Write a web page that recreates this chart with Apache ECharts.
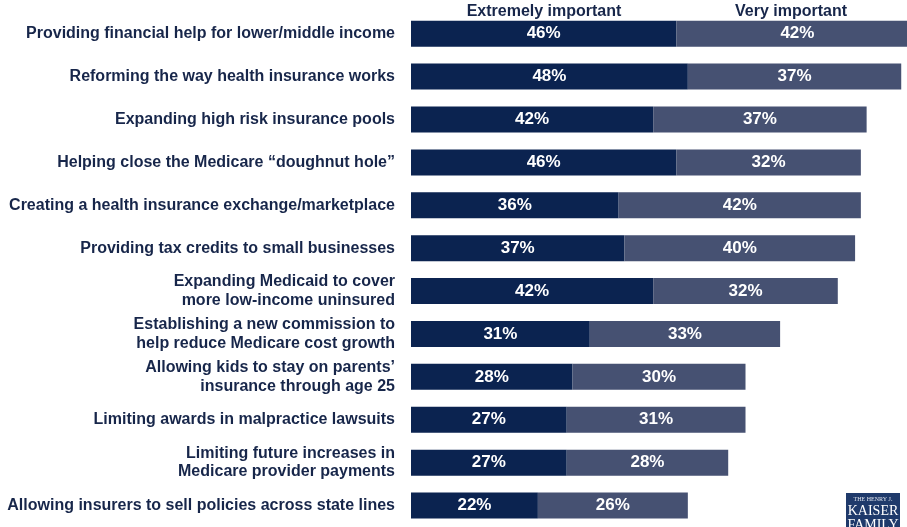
<!DOCTYPE html>
<html>
<head>
<meta charset="utf-8">
<script src="https://cdn.jsdelivr.net/npm/echarts@6/dist/echarts.min.js"></script>
<style>html,body{margin:0;padding:0;background:#fff;}#c{width:907px;height:527px;}</style>
</head>
<body>
<div id="c"></div>
<script>
const categories = [
  'Providing financial help for lower/middle income',
  'Reforming the way health insurance works',
  'Expanding high risk insurance pools',
  'Helping close the Medicare \u201cdoughnut hole\u201d',
  'Creating a health insurance exchange/marketplace',
  'Providing tax credits to small businesses',
  'Expanding Medicaid to cover\nmore low-income uninsured',
  'Establishing a new commission to\nhelp reduce Medicare cost growth',
  'Allowing kids to stay on parents\u2019\ninsurance through age 25',
  'Limiting awards in malpractice lawsuits',
  'Limiting future increases in\nMedicare provider payments',
  'Allowing insurers to sell policies across state lines'
];
const extremely = [46, 48, 42, 46, 36, 37, 42, 31, 28, 27, 27, 22];
const very = [42, 37, 37, 32, 42, 40, 32, 33, 30, 31, 28, 26];
const seriesNames = ['Extremely important', 'Very important'];

const chart = echarts.init(document.getElementById('c'));
const FF = 'Arial, Liberation Sans, sans-serif';
const lbl = {show: true, position: 'inside', color: '#fff', fontFamily: FF, fontWeight: 'bold', fontSize: 17, formatter: p => p.value + '%'};
chart.setOption({
  animation: false,
  grid: {left: 411, top: 12.25, right: 0, height: 522, containLabel: false},
  xAxis: {type: 'value', min: 0, max: 86, show: false},
  yAxis: {
    type: 'category', data: categories, inverse: true,
    axisLine: {show: false}, axisTick: {show: false},
    axisLabel: {margin: 16, color: '#17264a', fontFamily: FF, fontWeight: 'bold', fontSize: 16, lineHeight: 18.5, align: 'right'}
  },
  series: [
    {name: seriesNames[0], type: 'bar', stack: 's', data: extremely, barWidth: 26, itemStyle: {color: '#0b2350'}, label: lbl, clip: false},
    {name: seriesNames[1], type: 'bar', stack: 's', data: very, barWidth: 26, itemStyle: {color: '#465172'}, label: lbl, clip: false}
  ],
  graphic: [
    {type: 'text', x: 544, y: 12, style: {text: seriesNames[0], fill: '#17264a', font: 'bold 16px ' + FF, textAlign: 'center', textVerticalAlign: 'middle'}},
    {type: 'text', x: 791, y: 12, style: {text: seriesNames[1], fill: '#17264a', font: 'bold 16px ' + FF, textAlign: 'center', textVerticalAlign: 'middle'}},
    {type: 'group', x: 846, y: 493, children: [
      {type: 'rect', shape: {x: 0, y: 0, width: 54, height: 40}, style: {fill: '#1f3a6b'}},
      {type: 'text', x: 27, y: 3, style: {text: 'THE HENRY J.', fill: '#dfe4ee', font: '6px Liberation Serif, serif', textAlign: 'center'}},
      {type: 'text', x: 27, y: 11, style: {text: 'KAISER', fill: '#fff', font: '14px Liberation Serif, serif', textAlign: 'center'}},
      {type: 'text', x: 27, y: 25, style: {text: 'FAMILY', fill: '#fff', font: '14px Liberation Serif, serif', textAlign: 'center'}}
    ]}
  ]
});
</script>
</body>
</html>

* _The exercise_:
Repeat only the lines from the beginning of the material through the line containing "const seriesNames = ['Extremely", both ends kept, leaving pictures out.

* _Exercise solution_:
Write a web page that recreates this chart with Apache ECharts.
<!DOCTYPE html>
<html>
<head>
<meta charset="utf-8">
<script src="https://cdn.jsdelivr.net/npm/echarts@6/dist/echarts.min.js"></script>
<style>html,body{margin:0;padding:0;background:#fff;}#c{width:907px;height:527px;}</style>
</head>
<body>
<div id="c"></div>
<script>
const categories = [
  'Providing financial help for lower/middle income',
  'Reforming the way health insurance works',
  'Expanding high risk insurance pools',
  'Helping close the Medicare \u201cdoughnut hole\u201d',
  'Creating a health insurance exchange/marketplace',
  'Providing tax credits to small businesses',
  'Expanding Medicaid to cover\nmore low-income uninsured',
  'Establishing a new commission to\nhelp reduce Medicare cost growth',
  'Allowing kids to stay on parents\u2019\ninsurance through age 25',
  'Limiting awards in malpractice lawsuits',
  'Limiting future increases in\nMedicare provider payments',
  'Allowing insurers to sell policies across state lines'
];
const extremely = [46, 48, 42, 46, 36, 37, 42, 31, 28, 27, 27, 22];
const very = [42, 37, 37, 32, 42, 40, 32, 33, 30, 31, 28, 26];
const seriesNames = ['Extremely important', 'Very important'];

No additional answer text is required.